The senior Religious Studies major studied Jewish responses to white nationalism.
Majors: Religious Studies and Psychology
Faculty mentor: Geoffrey Claussen, Associate Professor and Chair of the Department of Religious Studies
Title of research project: Race, Religion, and Nationalism: Jewish Responses to White Nationalist Movements
On Aug. 12, 2017, over 100 white nationalists gathered in Charlottesville, Virginia at a rally to protest the removal of Confederate monuments and unite far-right extremist groups; the chant “Jews will not replace us” rang throughout the city’s downtown mall as Nazi symbols were displayed. A number of other aggressive white nationalist threats and attacks have occurred in the United States over the past three years, including the Tree of Life massacre, the deadliest antisemitic attack in American history.

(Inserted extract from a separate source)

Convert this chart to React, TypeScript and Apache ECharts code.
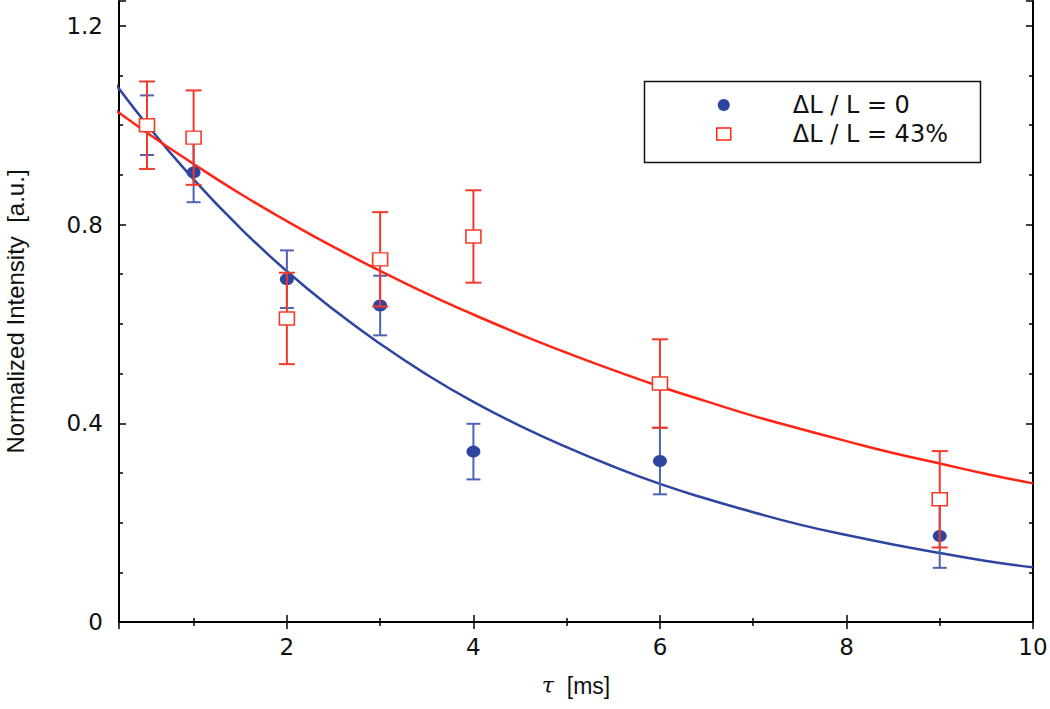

Over the course of 6 months, I conducted ethnographic research at a synagogue that had directly experienced white nationalism in order to examine shifting conceptions of racial identity, attitudes towards ethnic nationalism, and Jewish identity. Drawing on 26 interviews with congregants and synagogue leaders, I analyze how whiteness is negotiated by members of this Jewish community, some of whom reject whiteness completely, some of whom grapple with the weight of whiteness, and others who are ambivalent towards race in general.
I argue that the way race is conceptualized influences the way interviewees view white nationalist movements, if they stand in solidarity with other targeted groups, and how they understand Jewish values and Jewishness as motivating their responses to white nationalism. The majority of participants in this congregation feel that their Jewish identity, informed by Jewish values that challenge “whiteness” as a power category, calls them to stand up to white supremacy and resist the oppression of minority groups.
What made this topic interesting to you? How did you get started on your research?
I felt compelled towards an academic response to the rise of white nationalism that highlighted and told the stories of groups who were targeted by these hate groups.
What was the most exciting or meaningful part of the research process for you?
Being able to share other people’s stories and engage personally in a community.
How has your mentor shaped your experience?
My mentor has invested time and energy into my personal and intellectual growth in a way that has made me believe in my capabilities and push myself to be the most successful version of myself I can be.
How do you think your research might shape you or your career after graduation?
My research made me realize that I wanted to go to graduate school and become an ethnographer and professor. I’ll be attending Emory University’s Candler School of Theology next year, pursuing my master’s degree.